Template recommendations
Use page-size-specific templates when spacing matters:
| Need | Best starting point |
|---|---|
| International notes and handouts | A4 college ruled paper |
| US notes and handouts | Letter college ruled paper |
| A4 planning, bullet journal, or sketch pages | A4 dot grid paper |
Common mistakes
- Creating a Letter document and naming the export A4.
- Sending one PDF to both US and ISO-paper audiences.
- Trusting the PDF preview instead of checking document properties.
- Printing measured templates with Fit to page enabled.
- Changing page size after writing a long document without rechecking tables.

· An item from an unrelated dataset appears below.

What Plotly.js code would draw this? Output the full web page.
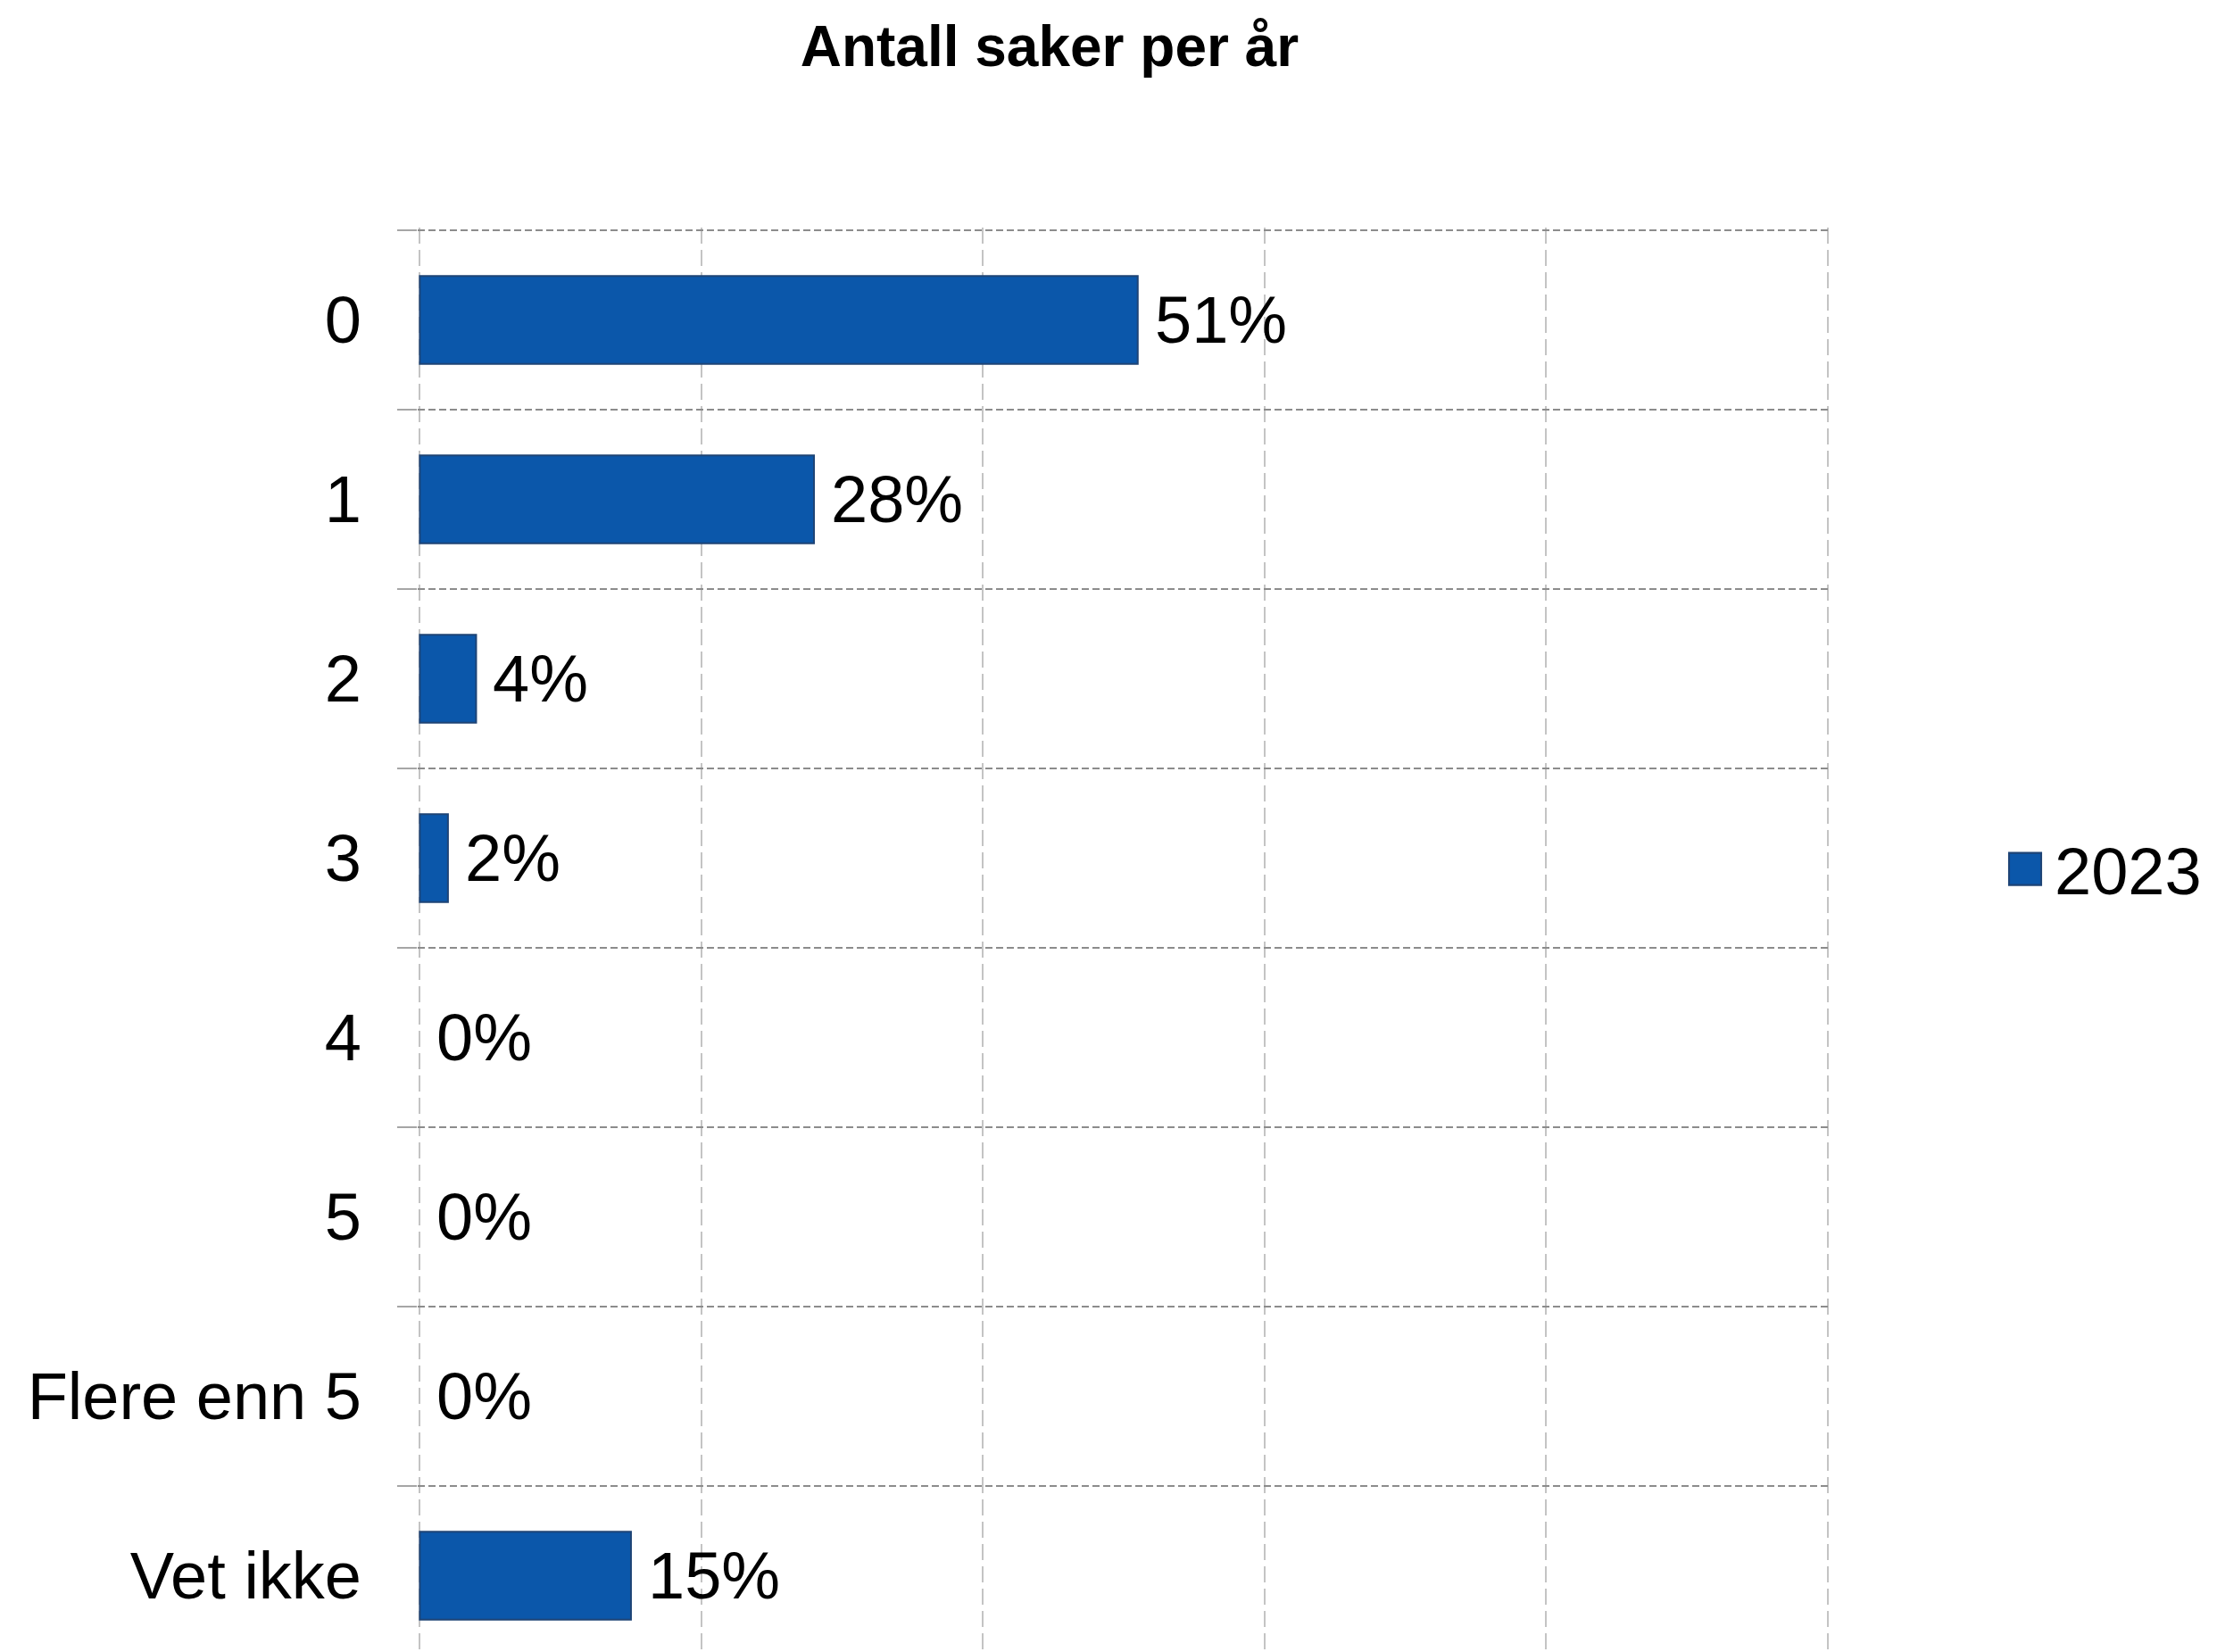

- Designing margins in inches for an A4 workflow that otherwise uses millimeters.
- Forgetting that some printers cannot print to the physical edge of either sheet.
The fix is not to memorize every paper size. It is to make page size a first-class decision at the start of the file.
FAQ
Is A4 the same as Letter? No. A4 is 210 x 297 mm, or about 8.27 x 11.69 in. Letter is 8.5 x 11 in.
Which is bigger, A4 or Letter? A4 is taller. Letter is wider. They are close in area, but their shapes are different.
Can I print A4 on Letter paper? You can usually print it by shrinking or clipping, but measured templates will no longer be exact. Use a Letter version when the printer has Letter paper.
Can I print Letter on A4 paper? Yes, but wide content may reflow or shrink. Use an A4 version when the printer has A4 paper.
Should online downloads include both sizes? Yes when the audience spans North America and ISO-paper regions, especially for graph paper, lined paper, forms, labels, and classroom worksheets.